## Short exercise
Starting at the first line of the data, print each line verbatim up to and including the line bearing "from matplotlib.patches import", omitting pictures.

## Source data
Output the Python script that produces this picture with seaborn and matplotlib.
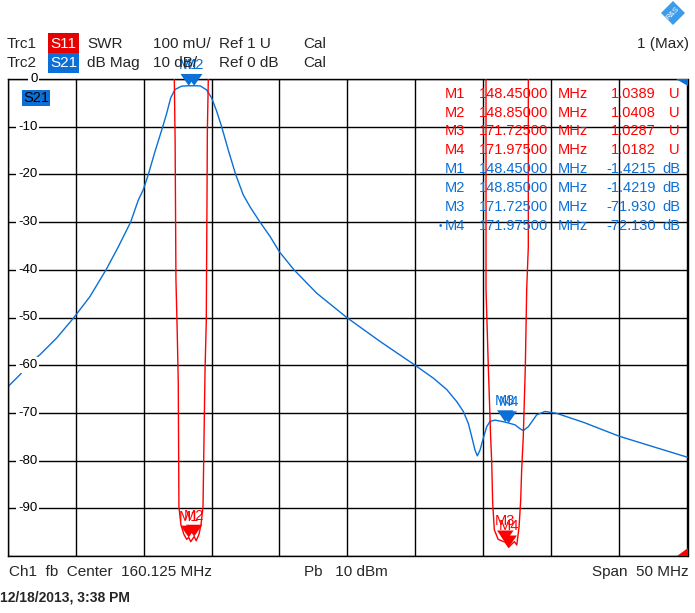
import numpy as np
import pandas as pd
import matplotlib
matplotlib.use('Agg')
import matplotlib.pyplot as plt
import seaborn as sns
from matplotlib.patches import Polygon, Rectangle

# ---- data ----
# Trc2: S21 dB Mag (frequency in MHz, level in dB)
s21_freq = [135.125, 136.04, 136.6, 137.51, 138.74, 140.01, 141.19, 142.37, 143.27, 144.18,
            144.74, 145.11, 145.48, 145.97, 146.54, 146.83, 147.12, 147.44, 147.93, 148.45,
            148.85, 149.3, 149.77, 150.14, 150.51, 150.87, 151.36, 151.9, 152.46, 152.96,
            153.69, 154.43, 155.11, 156.19, 157.86, 160.07, 162.51, 165.09, 166.43, 167.42,
            168.15, 168.64, 169.01, 169.26, 169.5, 169.67, 169.87, 170.11, 170.36, 170.6,
            170.97, 171.3, 171.725, 171.975, 172.44, 172.8, 173.05, 173.42, 174.04, 174.65,
            175.51, 177.5, 180.11, 182.5, 185.125]
s21_db = [-64.6, -62.0, -60.0, -57.8, -54.3, -50.0, -45.6, -40.0, -35.2, -30.0,
          -25.4, -23.2, -20.0, -15.2, -10.0, -7.2, -4.0, -2.2, -1.5, -1.42,
          -1.42, -1.45, -2.3, -4.0, -6.8, -10.0, -14.9, -20.0, -24.3, -26.8,
          -30.0, -33.0, -36.2, -40.0, -44.9, -50.0, -55.0, -60.0, -62.7, -65.1,
          -67.6, -69.7, -72.2, -75.0, -77.8, -79.0, -77.8, -75.3, -72.9, -71.8,
          -71.5, -71.7, -71.93, -72.13, -72.5, -73.3, -73.7, -72.9, -70.4, -69.7,
          -70.1, -72.0, -74.9, -77.0, -79.3]

# Trc1: S11 SWR, two notches (values above 2 U leave the screen)
swr1_freq = [147.3, 147.39, 147.45, 147.51, 147.61, 147.68, 147.73, 147.88, 148.1, 148.3,
             148.45, 148.6, 148.85, 149.0, 149.2, 149.35, 149.5, 149.65, 149.74, 149.79,
             149.82, 149.89, 149.98]
swr1_val = [2.6, 2.0, 1.87, 1.58, 1.463, 1.365, 1.103, 1.065, 1.045, 1.035,
            1.0389, 1.03, 1.0408, 1.032, 1.045, 1.065, 1.103, 1.39, 1.49, 1.73,
            1.89, 2.0, 2.6]
swr2_freq = [170.25, 170.31, 170.31, 170.48, 170.65, 170.73, 170.8, 170.92, 171.2, 171.45,
             171.725, 171.95, 171.975, 172.2, 172.4, 172.57, 172.74, 172.86, 172.93, 173.05,
             173.2, 173.3, 173.42, 173.42, 173.5]
swr2_val = [2.6, 2.0, 1.558, 1.396, 1.25, 1.195, 1.111, 1.055, 1.035, 1.032,
            1.0287, 1.0195, 1.0182, 1.025, 1.03, 1.023, 1.061, 1.117, 1.18, 1.25,
            1.396, 1.558, 1.648, 2.0, 2.6]

# markers
mk_names = ['M1', 'M2', 'M3', 'M4']
mk_freq = [148.45, 148.85, 171.725, 171.975]
mk_swr = [1.0389, 1.0408, 1.0287, 1.0182]
mk_db = [-1.4215, -1.4219, -71.930, -72.130]
mk_freq_txt = ['148.45000', '148.85000', '171.72500', '171.97500']
mk_swr_txt = ['1.0389', '1.0408', '1.0287', '1.0182']
mk_db_txt = ['-1.4215', '-1.4219', '-71.930', '-72.130']

ytick_vals = [0, -10, -20, -30, -40, -50, -60, -70, -80, -90]

RED = '#ff0000'
BLUE = '#0a6fd6'

sns.set_style('white')
plt.rcParams['font.family'] = ['Liberation Sans', 'DejaVu Sans']

W, H = 695, 613
fig = plt.figure(figsize=(W / 100, H / 100), dpi=100)
fig.patch.set_facecolor('white')
x0, x1, yt, yb = 7.5, 687.5, 79, 556
ax = fig.add_axes([x0 / W, 1 - yb / H, (x1 - x0) / W, (yb - yt) / H])
ax.set_xlim(135.125, 185.125)
ax.set_ylim(-100, 0)
ax.set_xticks(np.arange(135.125, 185.2, 5))
ax.set_yticks(np.arange(-100, 1, 10))
ax.grid(True, color='black', lw=1)
ax.tick_params(length=0, labelbottom=False, labelleft=False)
for sp in ax.spines.values():
    sp.set_color('black')
    sp.set_linewidth(1)

ax2 = ax.twinx()
ax2.set_ylim(1, 2)
ax2.set_yticks([])
for sp in ax2.spines.values():
    sp.set_visible(False)

s21 = pd.DataFrame({'f': s21_freq, 'db': s21_db})
sns.lineplot(data=s21, x='f', y='db', ax=ax, color=BLUE, lw=1.0, estimator=None, sort=False)
n1 = pd.DataFrame({'f': swr1_freq, 'swr': swr1_val})
n2 = pd.DataFrame({'f': swr2_freq, 'swr': swr2_val})
sns.lineplot(data=n1, x='f', y='swr', ax=ax2, color=RED, lw=1.0, estimator=None, sort=False)
sns.lineplot(data=n2, x='f', y='swr', ax=ax2, color=RED, lw=1.0, estimator=None, sort=False)

# downward triangle with its tip on the data point
tri = [(0, 0), (-0.7, 1), (0.7, 1), (0, 0)]
mk = pd.DataFrame({'f': mk_freq, 'db': mk_db, 'swr': mk_swr})
sns.scatterplot(data=mk, x='f', y='db', ax=ax, marker=tri, s=17 ** 2, color=BLUE,
                edgecolor='none', zorder=5, clip_on=False)
sns.scatterplot(data=mk, x='f', y='swr', ax=ax2, marker=tri, s=17 ** 2, color=RED,
                edgecolor='none', zorder=5, clip_on=False)
ax.set_xlabel('')
ax.set_ylabel('')
ax2.set_xlabel('')
ax2.set_ylabel('')
ax2.set_xlim(ax.get_xlim())
for name, f, d, s in zip(mk_names, mk_freq, mk_db, mk_swr):
    ax.annotate(name, (f, d), xytext=(0, 10), textcoords='offset points', ha='center',
                va='bottom', color=BLUE, fontsize=10.5, annotation_clip=False, zorder=6)
    ax2.annotate(name, (f, s), xytext=(0, 10), textcoords='offset points', ha='center',
                 va='bottom', color=RED, fontsize=10.5, annotation_clip=False, zorder=6)

# level labels inside the grid
for v in ytick_vals:
    ax.annotate(str(v), xy=(0, v), xycoords=('axes fraction', 'data'),
                xytext=(30, 0), textcoords='offset pixels', ha='right', va='center',
                fontsize=9.5, color='black', zorder=7,
                bbox=dict(boxstyle='square,pad=0.15', fc='white', ec='none'))

# S21 tag in plot
ax.text((36 - x0) / (x1 - x0), 1 - (98 - yt) / (yb - yt), 'S21',
        transform=ax.transAxes, ha='center', va='center', fontsize=10.5, color='black',
        zorder=7, bbox=dict(boxstyle='square,pad=0.1', fc=BLUE, ec='none'))

# marker table
rows_y = [94, 112.7, 131, 150, 169, 188.3, 206.7, 225.7]
for i in range(4):
    for y, col, val, unit in [(rows_y[i], RED, mk_swr_txt[i], 'U'),
                              (rows_y[i + 4], BLUE, mk_db_txt[i], 'dB')]:
        fig.text(445 / W, 1 - y / H, mk_names[i], color=col, fontsize=10.5, va='center')
        fig.text(479 / W, 1 - y / H, mk_freq_txt[i], color=col, fontsize=10.5, va='center')
        fig.text(558 / W, 1 - y / H, 'MHz', color=col, fontsize=10.5, va='center')
        fig.text(656 / W, 1 - y / H, val, color=col, fontsize=10.5, va='center', ha='right')
        fig.text(680 / W, 1 - y / H, unit, color=col, fontsize=10.5, va='center', ha='right')
fig.text(440 / W, 1 - 225.7 / H, '\u2022', color=BLUE, fontsize=7, va='center', ha='center')

# corner flags
fig.patches.append(Polygon([[676 / W, 1 - 79 / H], [688 / W, 1 - 79 / H], [688 / W, 1 - 86 / H]],
                           closed=True, transform=fig.transFigure, fc=BLUE, ec='none', zorder=8))
fig.patches.append(Polygon([[677 / W, 1 - 556 / H], [688 / W, 1 - 556 / H], [688 / W, 1 - 548 / H]],
                           closed=True, transform=fig.transFigure, fc=RED, ec='none', zorder=8))

# header
def ftext(x, y, s, **kw):
    kw.setdefault('fontsize', 11)
    kw.setdefault('va', 'center')
    fig.text(x / W, 1 - y / H, s, **kw)

fig.patches.append(Rectangle((48 / W, 1 - 53 / H), 31 / W, 20 / H, transform=fig.transFigure,
                             fc='#e60000', ec='none'))
fig.patches.append(Rectangle((48 / W, 1 - 73 / H), 31 / W, 20 / H, transform=fig.transFigure,
                             fc=BLUE, ec='none'))
ftext(7, 44, 'Trc1')
ftext(50, 44, 'S11', color='white')
ftext(87, 44, 'SWR')
ftext(153, 44, '100 mU/')
ftext(219, 44, 'Ref 1 U')
ftext(303, 44, 'Cal')
ftext(7, 63, 'Trc2')
ftext(50, 63, 'S21', color='white')
ftext(87, 63, 'dB Mag')
ftext(153, 63, '10 dB/')
ftext(219, 63, 'Ref 0 dB')
ftext(303, 63, 'Cal')
ftext(689, 44, '1 (Max)', ha='right')

# logo diamond
cx, cy, r = 673, 13, 12
fig.patches.append(Polygon([[cx / W, 1 - (cy - r) / H], [(cx + r) / W, 1 - cy / H],
                            [cx / W, 1 - (cy + r) / H], [(cx - r) / W, 1 - cy / H]],
                           closed=True, transform=fig.transFigure, fc='#3d9be9', ec='none'))
ftext(cx, cy, 'R&S', color='white', fontsize=5.5, ha='center', rotation=45)

# footer
ftext(9, 572, 'Ch1  fb  Center  160.125 MHz')
ftext(304, 572, 'Pb   10 dBm')
ftext(689, 572, 'Span  50 MHz', ha='right')
ftext(0, 597, '12/18/2013, 3:38 PM', fontsize=10, fontweight='bold')

fig.savefig('out.png', dpi=100, facecolor='white')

## Reply
Output the Python script that produces this picture with seaborn and matplotlib.
import numpy as np
import pandas as pd
import matplotlib
matplotlib.use('Agg')
import matplotlib.pyplot as plt
import seaborn as sns
from matplotlib.patches import Polygon, Rectangle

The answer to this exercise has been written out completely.